**Provided data**
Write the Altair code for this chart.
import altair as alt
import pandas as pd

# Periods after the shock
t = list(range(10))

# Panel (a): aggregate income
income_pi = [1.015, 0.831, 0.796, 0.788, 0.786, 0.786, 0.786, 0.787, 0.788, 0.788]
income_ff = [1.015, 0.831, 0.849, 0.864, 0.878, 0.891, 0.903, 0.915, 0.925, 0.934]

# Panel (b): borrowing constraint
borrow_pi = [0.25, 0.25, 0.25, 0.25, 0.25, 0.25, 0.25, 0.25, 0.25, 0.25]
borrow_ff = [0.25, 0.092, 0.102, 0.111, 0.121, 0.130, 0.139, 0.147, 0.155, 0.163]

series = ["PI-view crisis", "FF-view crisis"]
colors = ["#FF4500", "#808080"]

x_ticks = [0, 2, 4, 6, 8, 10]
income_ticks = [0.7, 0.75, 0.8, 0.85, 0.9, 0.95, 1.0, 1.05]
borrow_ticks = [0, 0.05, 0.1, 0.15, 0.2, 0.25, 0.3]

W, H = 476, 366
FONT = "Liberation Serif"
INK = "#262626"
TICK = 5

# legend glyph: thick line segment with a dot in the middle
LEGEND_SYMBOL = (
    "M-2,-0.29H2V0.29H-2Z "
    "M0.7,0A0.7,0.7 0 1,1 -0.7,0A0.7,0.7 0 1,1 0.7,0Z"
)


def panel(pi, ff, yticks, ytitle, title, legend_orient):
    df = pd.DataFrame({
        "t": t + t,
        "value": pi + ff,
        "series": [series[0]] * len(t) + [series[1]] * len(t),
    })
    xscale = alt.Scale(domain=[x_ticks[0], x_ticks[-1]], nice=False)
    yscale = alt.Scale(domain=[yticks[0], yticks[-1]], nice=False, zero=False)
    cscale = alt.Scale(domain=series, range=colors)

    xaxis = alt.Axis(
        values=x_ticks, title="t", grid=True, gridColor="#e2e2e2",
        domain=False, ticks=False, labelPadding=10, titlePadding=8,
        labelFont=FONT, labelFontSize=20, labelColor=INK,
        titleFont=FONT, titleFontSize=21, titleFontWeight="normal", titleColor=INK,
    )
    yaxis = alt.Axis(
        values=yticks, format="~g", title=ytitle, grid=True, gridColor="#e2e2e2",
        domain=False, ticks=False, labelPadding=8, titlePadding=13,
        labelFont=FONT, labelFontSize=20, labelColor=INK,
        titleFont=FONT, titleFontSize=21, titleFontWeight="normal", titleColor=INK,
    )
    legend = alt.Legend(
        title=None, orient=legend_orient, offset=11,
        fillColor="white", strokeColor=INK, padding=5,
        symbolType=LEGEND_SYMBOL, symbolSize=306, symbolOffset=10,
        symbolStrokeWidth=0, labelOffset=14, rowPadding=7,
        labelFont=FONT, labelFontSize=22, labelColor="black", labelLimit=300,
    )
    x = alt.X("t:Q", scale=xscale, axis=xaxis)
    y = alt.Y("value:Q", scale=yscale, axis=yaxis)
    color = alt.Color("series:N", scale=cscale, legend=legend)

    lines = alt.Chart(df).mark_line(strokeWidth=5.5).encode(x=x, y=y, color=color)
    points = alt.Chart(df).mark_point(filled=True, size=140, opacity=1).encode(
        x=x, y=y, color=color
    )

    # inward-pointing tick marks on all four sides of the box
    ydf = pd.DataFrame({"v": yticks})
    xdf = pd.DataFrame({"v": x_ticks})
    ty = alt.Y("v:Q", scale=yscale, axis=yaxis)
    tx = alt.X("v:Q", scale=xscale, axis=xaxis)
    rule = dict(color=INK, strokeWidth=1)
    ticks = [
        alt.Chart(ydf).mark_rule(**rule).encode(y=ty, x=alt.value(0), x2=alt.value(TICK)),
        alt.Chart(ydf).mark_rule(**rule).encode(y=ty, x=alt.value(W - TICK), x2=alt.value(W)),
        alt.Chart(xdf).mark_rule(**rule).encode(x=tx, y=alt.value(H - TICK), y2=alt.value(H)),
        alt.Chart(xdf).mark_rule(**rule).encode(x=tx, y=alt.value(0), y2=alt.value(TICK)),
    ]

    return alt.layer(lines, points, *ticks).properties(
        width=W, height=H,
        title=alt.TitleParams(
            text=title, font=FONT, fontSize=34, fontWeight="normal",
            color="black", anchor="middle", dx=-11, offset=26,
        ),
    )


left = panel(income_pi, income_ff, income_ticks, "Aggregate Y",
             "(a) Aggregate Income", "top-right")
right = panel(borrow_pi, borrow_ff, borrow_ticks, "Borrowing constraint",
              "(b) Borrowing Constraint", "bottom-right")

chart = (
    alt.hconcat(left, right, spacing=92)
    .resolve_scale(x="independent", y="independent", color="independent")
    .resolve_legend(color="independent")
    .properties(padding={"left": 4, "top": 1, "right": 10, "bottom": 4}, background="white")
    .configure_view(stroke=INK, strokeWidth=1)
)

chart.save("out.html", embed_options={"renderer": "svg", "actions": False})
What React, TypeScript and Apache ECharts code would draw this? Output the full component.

**Problem requirements**
Set down each entry again, unchanged.

**Reply to the exercise**
Write the Altair code for this chart.
import altair as alt
import pandas as pd

# Periods after the shock
t = list(range(10))

# Panel (a): aggregate income
income_pi = [1.015, 0.831, 0.796, 0.788, 0.786, 0.786, 0.786, 0.787, 0.788, 0.788]
income_ff = [1.015, 0.831, 0.849, 0.864, 0.878, 0.891, 0.903, 0.915, 0.925, 0.934]

# Panel (b): borrowing constraint
borrow_pi = [0.25, 0.25, 0.25, 0.25, 0.25, 0.25, 0.25, 0.25, 0.25, 0.25]
borrow_ff = [0.25, 0.092, 0.102, 0.111, 0.121, 0.130, 0.139, 0.147, 0.155, 0.163]

series = ["PI-view crisis", "FF-view crisis"]
colors = ["#FF4500", "#808080"]

x_ticks = [0, 2, 4, 6, 8, 10]
income_ticks = [0.7, 0.75, 0.8, 0.85, 0.9, 0.95, 1.0, 1.05]
borrow_ticks = [0, 0.05, 0.1, 0.15, 0.2, 0.25, 0.3]

W, H = 476, 366
FONT = "Liberation Serif"
INK = "#262626"
TICK = 5

# legend glyph: thick line segment with a dot in the middle
LEGEND_SYMBOL = (
    "M-2,-0.29H2V0.29H-2Z "
    "M0.7,0A0.7,0.7 0 1,1 -0.7,0A0.7,0.7 0 1,1 0.7,0Z"
)


def panel(pi, ff, yticks, ytitle, title, legend_orient):
    df = pd.DataFrame({
        "t": t + t,
        "value": pi + ff,
        "series": [series[0]] * len(t) + [series[1]] * len(t),
    })
    xscale = alt.Scale(domain=[x_ticks[0], x_ticks[-1]], nice=False)
    yscale = alt.Scale(domain=[yticks[0], yticks[-1]], nice=False, zero=False)
    cscale = alt.Scale(domain=series, range=colors)

    xaxis = alt.Axis(
        values=x_ticks, title="t", grid=True, gridColor="#e2e2e2",
        domain=False, ticks=False, labelPadding=10, titlePadding=8,
        labelFont=FONT, labelFontSize=20, labelColor=INK,
        titleFont=FONT, titleFontSize=21, titleFontWeight="normal", titleColor=INK,
    )
    yaxis = alt.Axis(
        values=yticks, format="~g", title=ytitle, grid=True, gridColor="#e2e2e2",
        domain=False, ticks=False, labelPadding=8, titlePadding=13,
        labelFont=FONT, labelFontSize=20, labelColor=INK,
        titleFont=FONT, titleFontSize=21, titleFontWeight="normal", titleColor=INK,
    )
    legend = alt.Legend(
        title=None, orient=legend_orient, offset=11,
        fillColor="white", strokeColor=INK, padding=5,
        symbolType=LEGEND_SYMBOL, symbolSize=306, symbolOffset=10,
        symbolStrokeWidth=0, labelOffset=14, rowPadding=7,
        labelFont=FONT, labelFontSize=22, labelColor="black", labelLimit=300,
    )
    x = alt.X("t:Q", scale=xscale, axis=xaxis)
    y = alt.Y("value:Q", scale=yscale, axis=yaxis)
    color = alt.Color("series:N", scale=cscale, legend=legend)

    lines = alt.Chart(df).mark_line(strokeWidth=5.5).encode(x=x, y=y, color=color)
    points = alt.Chart(df).mark_point(filled=True, size=140, opacity=1).encode(
        x=x, y=y, color=color
    )

    # inward-pointing tick marks on all four sides of the box
    ydf = pd.DataFrame({"v": yticks})
    xdf = pd.DataFrame({"v": x_ticks})
    ty = alt.Y("v:Q", scale=yscale, axis=yaxis)
    tx = alt.X("v:Q", scale=xscale, axis=xaxis)
    rule = dict(color=INK, strokeWidth=1)
    ticks = [
        alt.Chart(ydf).mark_rule(**rule).encode(y=ty, x=alt.value(0), x2=alt.value(TICK)),
        alt.Chart(ydf).mark_rule(**rule).encode(y=ty, x=alt.value(W - TICK), x2=alt.value(W)),
        alt.Chart(xdf).mark_rule(**rule).encode(x=tx, y=alt.value(H - TICK), y2=alt.value(H)),
        alt.Chart(xdf).mark_rule(**rule).encode(x=tx, y=alt.value(0), y2=alt.value(TICK)),
    ]

    return alt.layer(lines, points, *ticks).properties(
        width=W, height=H,
        title=alt.TitleParams(
            text=title, font=FONT, fontSize=34, fontWeight="normal",
            color="black", anchor="middle", dx=-11, offset=26,
        ),
    )


left = panel(income_pi, income_ff, income_ticks, "Aggregate Y",
             "(a) Aggregate Income", "top-right")
right = panel(borrow_pi, borrow_ff, borrow_ticks, "Borrowing constraint",
              "(b) Borrowing Constraint", "bottom-right")

chart = (
    alt.hconcat(left, right, spacing=92)
    .resolve_scale(x="independent", y="independent", color="independent")
    .resolve_legend(color="independent")
    .properties(padding={"left": 4, "top": 1, "right": 10, "bottom": 4}, background="white")
    .configure_view(stroke=INK, strokeWidth=1)
)

chart.save("out.html", embed_options={"renderer": "svg", "actions": False})
What React, TypeScript and Apache ECharts code would draw this? Output the full component.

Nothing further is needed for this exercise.